Seattle's Homelessness Emergency Response told KIRO 7 it's aware of the issues, and inspected the area Friday, saying it will continue outreach to the people in need and figure out what's next; but didn't say whether they should be moved. In a statement, Will Lemke, communications director for the group said:
"The City is aware of the concerns near the Jewish cemeteries in North Seattle. The Navigation Team, which is the City's homelessness response team that connects vulnerable people to shelter and services, inspected the site earlier today and is assessing site conditions."
There are more than 400 unsanctioned encampments throughout Seattle and the team only prioritizes encampments for removal the pose the most significant public health and safety impacts to both people living within the encampment and the surrounding community.
Following a site inspection, the Navigation Team will conduct repeated outreach, offering services and shelter to vulnerable people they encounter and will monitor conditions within and around an encampment to determine next steps.

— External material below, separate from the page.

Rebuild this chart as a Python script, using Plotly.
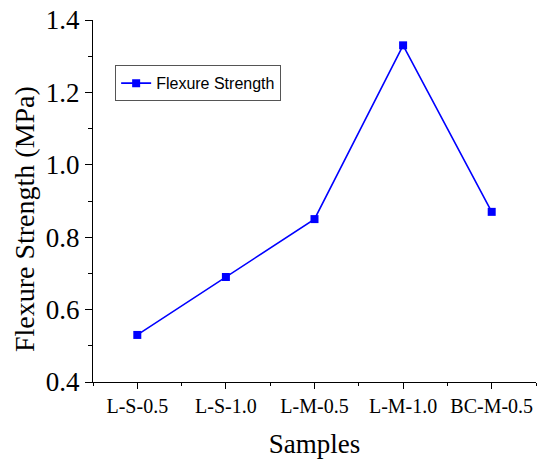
import plotly.graph_objects as go

categories = ["L-S-0.5", "L-S-1.0", "L-M-0.5", "L-M-1.0", "BC-M-0.5"]
flexure_strength = [0.53, 0.69, 0.85, 1.33, 0.87]
y_ticks = [0.4, 0.6, 0.8, 1.0, 1.2, 1.4]

x_pos = list(range(len(categories)))
serif = "Liberation Serif, Times New Roman, serif"

fig = go.Figure()
fig.add_trace(go.Scatter(
    x=x_pos, y=flexure_strength, mode="lines+markers",
    name="Flexure Strength",
    line=dict(color="#0000FF", width=1.6),
    marker=dict(symbol="square", size=8, color="#0000FF"),
))

fig.update_layout(
    width=537, height=459,
    margin=dict(l=93, r=1, t=20, b=77),
    plot_bgcolor="white", paper_bgcolor="white",
    showlegend=True,
    legend=dict(
        x=0.05, y=0.875, xanchor="left", yanchor="top",
        bordercolor="#555555", borderwidth=1, bgcolor="white",
        font=dict(family="Liberation Sans, Arial, sans-serif", size=16, color="black"),
        itemwidth=30, tracegroupgap=0,
    ),
    xaxis=dict(
        range=[-0.5, 4.5], tickvals=x_pos, ticktext=categories, automargin=False,
        ticklabeloverflow="allow",
        showgrid=False, zeroline=False, showline=True, linecolor="black", linewidth=1.2,
        ticks="outside", ticklen=6, tickwidth=1.2, tickcolor="black",
        minor=dict(tickvals=[i + 0.5 for i in range(-1, len(categories))], ticks="outside", ticklen=3, tickcolor="black", tickwidth=1.2),
        tickfont=dict(family=serif, size=20, color="black"),
        title=dict(text="Samples", font=dict(family=serif, size=27, color="black"), standoff=18),
    ),
    yaxis=dict(
        range=[0.4, 1.4], tickvals=y_ticks, tickformat=".1f", automargin=False,
        ticklabeloverflow="allow",
        showgrid=False, zeroline=False, showline=True, linecolor="black", linewidth=1.2,
        ticks="outside", ticklen=7, tickwidth=1.2, tickcolor="black",
        minor=dict(dtick=0.1, ticks="outside", ticklen=4, tickcolor="black", tickwidth=1.2),
        tickfont=dict(family=serif, size=27, color="black"),
    ),
    annotations=[dict(
        text="Flexure Strength (MPa)", textangle=-90,
        xref="paper", yref="paper", x=0, xshift=-69, y=0.45,
        xanchor="center", yanchor="middle", showarrow=False,
        font=dict(family=serif, size=28, color="black"),
    )],
)

fig.write_html(
    "out.html",
    config={"displayModeBar": False},
    post_script="document.body.style.margin='0';document.body.style.overflow='hidden';",
)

Some people who had parked their campers in the area left their campers when they saw our cameras and weren't pleased to see us. One woman in a camper did speak to KIRO 7 from behind her camper door and said, “graves are sacred you know, and loved ones remains are there.” While she didn’t want to show her face she did speak out against desecrating the graves, “we would never contribute to anything like that.”
Hoffman suspects the city's policy of laying off the homeless is why they're not being moved, so he's calling for action. “There's a concept in Judaism ... if there's nobody willing to do it you have to step up and do it, I don't want to be that guy but now I think I have to be that guy.”